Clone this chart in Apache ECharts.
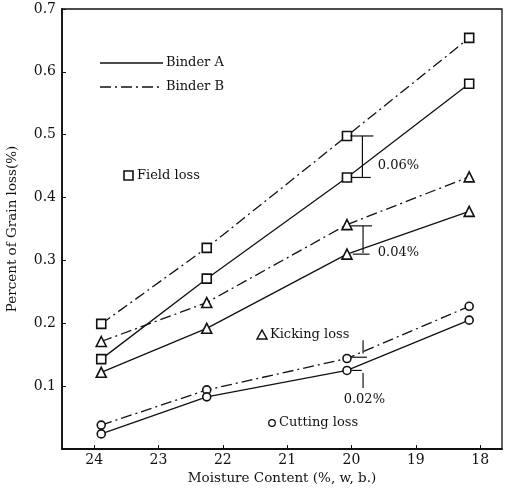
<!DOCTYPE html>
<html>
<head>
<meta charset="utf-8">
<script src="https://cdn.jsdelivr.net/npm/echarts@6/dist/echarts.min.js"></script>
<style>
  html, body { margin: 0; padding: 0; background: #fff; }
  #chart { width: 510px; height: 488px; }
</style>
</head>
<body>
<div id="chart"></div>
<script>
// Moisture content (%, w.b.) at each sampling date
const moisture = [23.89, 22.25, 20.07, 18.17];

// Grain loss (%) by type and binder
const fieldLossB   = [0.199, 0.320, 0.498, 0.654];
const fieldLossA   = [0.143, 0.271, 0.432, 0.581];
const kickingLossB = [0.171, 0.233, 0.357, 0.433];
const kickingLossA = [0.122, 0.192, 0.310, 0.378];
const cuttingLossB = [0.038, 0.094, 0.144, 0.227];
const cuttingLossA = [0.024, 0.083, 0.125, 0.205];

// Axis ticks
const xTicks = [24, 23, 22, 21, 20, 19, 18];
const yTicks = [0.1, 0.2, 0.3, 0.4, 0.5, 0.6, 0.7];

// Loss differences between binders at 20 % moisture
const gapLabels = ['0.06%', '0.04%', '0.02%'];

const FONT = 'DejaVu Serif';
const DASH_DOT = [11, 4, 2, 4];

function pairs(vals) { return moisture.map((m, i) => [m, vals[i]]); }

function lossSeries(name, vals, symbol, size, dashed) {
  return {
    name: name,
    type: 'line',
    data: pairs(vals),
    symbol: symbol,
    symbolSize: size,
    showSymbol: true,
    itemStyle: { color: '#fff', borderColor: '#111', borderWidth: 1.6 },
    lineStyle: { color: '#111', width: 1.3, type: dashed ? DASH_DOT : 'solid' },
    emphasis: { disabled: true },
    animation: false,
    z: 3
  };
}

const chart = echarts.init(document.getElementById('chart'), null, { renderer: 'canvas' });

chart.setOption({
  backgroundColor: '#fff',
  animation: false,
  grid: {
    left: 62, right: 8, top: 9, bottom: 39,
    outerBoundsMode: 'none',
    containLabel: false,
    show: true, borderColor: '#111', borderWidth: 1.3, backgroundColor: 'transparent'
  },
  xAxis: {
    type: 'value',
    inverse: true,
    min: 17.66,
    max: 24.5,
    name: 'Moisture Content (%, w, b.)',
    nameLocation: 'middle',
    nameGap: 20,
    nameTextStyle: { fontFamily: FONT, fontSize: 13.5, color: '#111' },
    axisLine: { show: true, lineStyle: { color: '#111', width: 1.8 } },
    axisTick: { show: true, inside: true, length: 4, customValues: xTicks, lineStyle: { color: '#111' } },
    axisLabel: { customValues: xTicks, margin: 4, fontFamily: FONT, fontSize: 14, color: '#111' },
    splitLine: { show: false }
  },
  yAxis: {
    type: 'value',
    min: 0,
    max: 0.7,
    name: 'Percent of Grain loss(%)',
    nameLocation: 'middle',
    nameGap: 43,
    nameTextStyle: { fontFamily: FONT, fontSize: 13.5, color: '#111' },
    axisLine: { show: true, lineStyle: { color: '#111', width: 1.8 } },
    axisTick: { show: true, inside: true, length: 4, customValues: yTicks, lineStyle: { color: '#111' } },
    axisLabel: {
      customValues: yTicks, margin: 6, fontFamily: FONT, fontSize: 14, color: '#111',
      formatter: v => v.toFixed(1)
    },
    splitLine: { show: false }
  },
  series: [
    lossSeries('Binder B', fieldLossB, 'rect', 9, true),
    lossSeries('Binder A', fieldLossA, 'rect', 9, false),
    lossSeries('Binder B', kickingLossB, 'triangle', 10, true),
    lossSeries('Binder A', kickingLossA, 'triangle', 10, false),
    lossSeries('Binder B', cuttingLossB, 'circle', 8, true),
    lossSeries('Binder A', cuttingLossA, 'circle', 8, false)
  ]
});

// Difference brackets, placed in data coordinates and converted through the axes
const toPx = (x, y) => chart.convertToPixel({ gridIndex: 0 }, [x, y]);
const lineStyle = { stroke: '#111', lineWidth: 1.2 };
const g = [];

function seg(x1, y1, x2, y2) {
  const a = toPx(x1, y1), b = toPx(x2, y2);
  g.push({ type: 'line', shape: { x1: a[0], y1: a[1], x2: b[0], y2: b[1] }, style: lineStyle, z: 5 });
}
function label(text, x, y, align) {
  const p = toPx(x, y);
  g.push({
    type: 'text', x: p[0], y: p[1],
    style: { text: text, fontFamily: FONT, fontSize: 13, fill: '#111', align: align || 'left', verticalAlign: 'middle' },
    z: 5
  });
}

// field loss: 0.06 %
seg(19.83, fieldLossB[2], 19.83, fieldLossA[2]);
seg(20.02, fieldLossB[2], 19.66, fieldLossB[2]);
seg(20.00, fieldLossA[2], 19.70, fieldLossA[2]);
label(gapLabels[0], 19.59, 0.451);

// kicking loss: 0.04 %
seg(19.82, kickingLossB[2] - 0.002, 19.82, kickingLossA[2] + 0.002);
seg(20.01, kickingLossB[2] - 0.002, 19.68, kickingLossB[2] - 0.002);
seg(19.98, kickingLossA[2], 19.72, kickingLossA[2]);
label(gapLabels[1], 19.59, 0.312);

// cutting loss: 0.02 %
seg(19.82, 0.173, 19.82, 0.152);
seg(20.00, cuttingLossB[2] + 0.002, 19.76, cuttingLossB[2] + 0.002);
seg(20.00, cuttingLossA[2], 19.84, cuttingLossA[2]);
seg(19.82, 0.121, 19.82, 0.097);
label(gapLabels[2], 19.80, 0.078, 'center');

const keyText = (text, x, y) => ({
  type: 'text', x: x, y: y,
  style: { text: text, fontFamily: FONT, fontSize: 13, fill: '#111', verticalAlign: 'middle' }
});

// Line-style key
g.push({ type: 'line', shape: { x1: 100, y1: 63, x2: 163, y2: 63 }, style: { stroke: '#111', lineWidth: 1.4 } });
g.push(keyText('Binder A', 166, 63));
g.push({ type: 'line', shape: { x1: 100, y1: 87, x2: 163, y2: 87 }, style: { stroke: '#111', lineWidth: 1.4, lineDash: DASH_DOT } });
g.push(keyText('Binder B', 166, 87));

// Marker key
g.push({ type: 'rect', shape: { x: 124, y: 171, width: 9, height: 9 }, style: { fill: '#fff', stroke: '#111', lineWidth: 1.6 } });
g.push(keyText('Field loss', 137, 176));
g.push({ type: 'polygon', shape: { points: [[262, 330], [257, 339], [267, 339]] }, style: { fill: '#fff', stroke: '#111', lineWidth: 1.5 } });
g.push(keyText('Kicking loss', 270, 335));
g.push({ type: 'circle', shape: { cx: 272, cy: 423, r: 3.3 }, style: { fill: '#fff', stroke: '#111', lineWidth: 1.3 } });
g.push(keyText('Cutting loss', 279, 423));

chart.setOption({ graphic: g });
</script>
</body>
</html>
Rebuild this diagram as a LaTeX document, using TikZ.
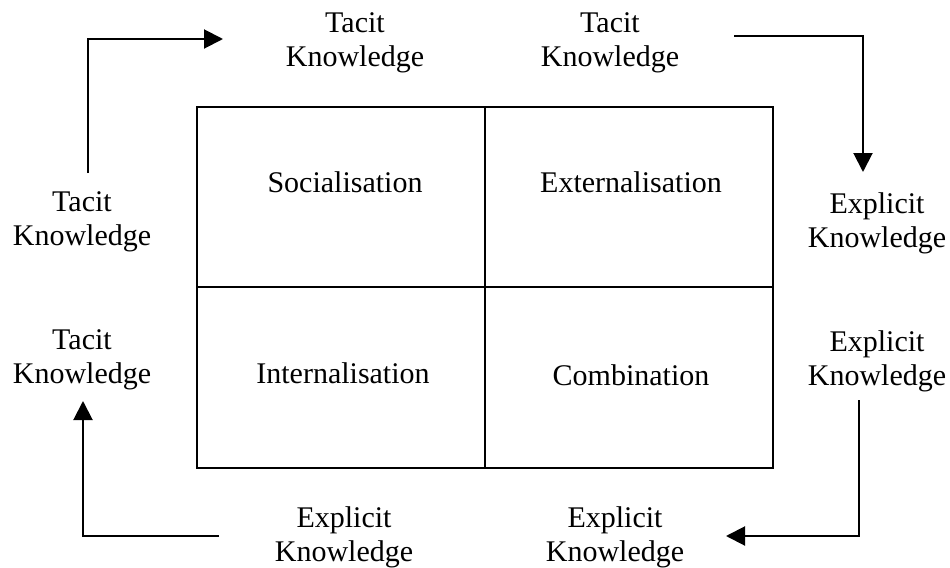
....................
DIRECTIONS:
Pictures are not part of the copy; output everything else in the records exactly.

THE ANSWER:
Clone this chart in Apache ECharts.
<!DOCTYPE html>
<html>
<head>
<meta charset="utf-8">
<script src="https://cdn.jsdelivr.net/npm/echarts@6/dist/echarts.min.js"></script>
<style>
  html, body { margin: 0; padding: 0; background: #fff; }
  #chart { width: 510px; height: 488px; }
</style>
</head>
<body>
<div id="chart"></div>
<script>
// Moisture content (%, w.b.) at each sampling date
const moisture = [23.89, 22.25, 20.07, 18.17];

// Grain loss (%) by type and binder
const fieldLossB   = [0.199, 0.320, 0.498, 0.654];
const fieldLossA   = [0.143, 0.271, 0.432, 0.581];
const kickingLossB = [0.171, 0.233, 0.357, 0.433];
const kickingLossA = [0.122, 0.192, 0.310, 0.378];
const cuttingLossB = [0.038, 0.094, 0.144, 0.227];
const cuttingLossA = [0.024, 0.083, 0.125, 0.205];

// Axis ticks
const xTicks = [24, 23, 22, 21, 20, 19, 18];
const yTicks = [0.1, 0.2, 0.3, 0.4, 0.5, 0.6, 0.7];

// Loss differences between binders at 20 % moisture
const gapLabels = ['0.06%', '0.04%', '0.02%'];

const FONT = 'DejaVu Serif';
const DASH_DOT = [11, 4, 2, 4];

function pairs(vals) { return moisture.map((m, i) => [m, vals[i]]); }

function lossSeries(name, vals, symbol, size, dashed) {
  return {
    name: name,
    type: 'line',
    data: pairs(vals),
    symbol: symbol,
    symbolSize: size,
    showSymbol: true,
    itemStyle: { color: '#fff', borderColor: '#111', borderWidth: 1.6 },
    lineStyle: { color: '#111', width: 1.3, type: dashed ? DASH_DOT : 'solid' },
    emphasis: { disabled: true },
    animation: false,
    z: 3
  };
}

const chart = echarts.init(document.getElementById('chart'), null, { renderer: 'canvas' });

chart.setOption({
  backgroundColor: '#fff',
  animation: false,
  grid: {
    left: 62, right: 8, top: 9, bottom: 39,
    outerBoundsMode: 'none',
    containLabel: false,
    show: true, borderColor: '#111', borderWidth: 1.3, backgroundColor: 'transparent'
  },
  xAxis: {
    type: 'value',
    inverse: true,
    min: 17.66,
    max: 24.5,
    name: 'Moisture Content (%, w, b.)',
    nameLocation: 'middle',
    nameGap: 20,
    nameTextStyle: { fontFamily: FONT, fontSize: 13.5, color: '#111' },
    axisLine: { show: true, lineStyle: { color: '#111', width: 1.8 } },
    axisTick: { show: true, inside: true, length: 4, customValues: xTicks, lineStyle: { color: '#111' } },
    axisLabel: { customValues: xTicks, margin: 4, fontFamily: FONT, fontSize: 14, color: '#111' },
    splitLine: { show: false }
  },
  yAxis: {
    type: 'value',
    min: 0,
    max: 0.7,
    name: 'Percent of Grain loss(%)',
    nameLocation: 'middle',
    nameGap: 43,
    nameTextStyle: { fontFamily: FONT, fontSize: 13.5, color: '#111' },
    axisLine: { show: true, lineStyle: { color: '#111', width: 1.8 } },
    axisTick: { show: true, inside: true, length: 4, customValues: yTicks, lineStyle: { color: '#111' } },
    axisLabel: {
      customValues: yTicks, margin: 6, fontFamily: FONT, fontSize: 14, color: '#111',
      formatter: v => v.toFixed(1)
    },
    splitLine: { show: false }
  },
  series: [
    lossSeries('Binder B', fieldLossB, 'rect', 9, true),
    lossSeries('Binder A', fieldLossA, 'rect', 9, false),
    lossSeries('Binder B', kickingLossB, 'triangle', 10, true),
    lossSeries('Binder A', kickingLossA, 'triangle', 10, false),
    lossSeries('Binder B', cuttingLossB, 'circle', 8, true),
    lossSeries('Binder A', cuttingLossA, 'circle', 8, false)
  ]
});

// Difference brackets, placed in data coordinates and converted through the axes
const toPx = (x, y) => chart.convertToPixel({ gridIndex: 0 }, [x, y]);
const lineStyle = { stroke: '#111', lineWidth: 1.2 };
const g = [];

function seg(x1, y1, x2, y2) {
  const a = toPx(x1, y1), b = toPx(x2, y2);
  g.push({ type: 'line', shape: { x1: a[0], y1: a[1], x2: b[0], y2: b[1] }, style: lineStyle, z: 5 });
}
function label(text, x, y, align) {
  const p = toPx(x, y);
  g.push({
    type: 'text', x: p[0], y: p[1],
    style: { text: text, fontFamily: FONT, fontSize: 13, fill: '#111', align: align || 'left', verticalAlign: 'middle' },
    z: 5
  });
}

// field loss: 0.06 %
seg(19.83, fieldLossB[2], 19.83, fieldLossA[2]);
seg(20.02, fieldLossB[2], 19.66, fieldLossB[2]);
seg(20.00, fieldLossA[2], 19.70, fieldLossA[2]);
label(gapLabels[0], 19.59, 0.451);

// kicking loss: 0.04 %
seg(19.82, kickingLossB[2] - 0.002, 19.82, kickingLossA[2] + 0.002);
seg(20.01, kickingLossB[2] - 0.002, 19.68, kickingLossB[2] - 0.002);
seg(19.98, kickingLossA[2], 19.72, kickingLossA[2]);
label(gapLabels[1], 19.59, 0.312);

// cutting loss: 0.02 %
seg(19.82, 0.173, 19.82, 0.152);
seg(20.00, cuttingLossB[2] + 0.002, 19.76, cuttingLossB[2] + 0.002);
seg(20.00, cuttingLossA[2], 19.84, cuttingLossA[2]);
seg(19.82, 0.121, 19.82, 0.097);
label(gapLabels[2], 19.80, 0.078, 'center');

const keyText = (text, x, y) => ({
  type: 'text', x: x, y: y,
  style: { text: text, fontFamily: FONT, fontSize: 13, fill: '#111', verticalAlign: 'middle' }
});

// Line-style key
g.push({ type: 'line', shape: { x1: 100, y1: 63, x2: 163, y2: 63 }, style: { stroke: '#111', lineWidth: 1.4 } });
g.push(keyText('Binder A', 166, 63));
g.push({ type: 'line', shape: { x1: 100, y1: 87, x2: 163, y2: 87 }, style: { stroke: '#111', lineWidth: 1.4, lineDash: DASH_DOT } });
g.push(keyText('Binder B', 166, 87));

// Marker key
g.push({ type: 'rect', shape: { x: 124, y: 171, width: 9, height: 9 }, style: { fill: '#fff', stroke: '#111', lineWidth: 1.6 } });
g.push(keyText('Field loss', 137, 176));
g.push({ type: 'polygon', shape: { points: [[262, 330], [257, 339], [267, 339]] }, style: { fill: '#fff', stroke: '#111', lineWidth: 1.5 } });
g.push(keyText('Kicking loss', 270, 335));
g.push({ type: 'circle', shape: { cx: 272, cy: 423, r: 3.3 }, style: { fill: '#fff', stroke: '#111', lineWidth: 1.3 } });
g.push(keyText('Cutting loss', 279, 423));

chart.setOption({ graphic: g });
</script>
</body>
</html>
Rebuild this diagram as a LaTeX document, using TikZ.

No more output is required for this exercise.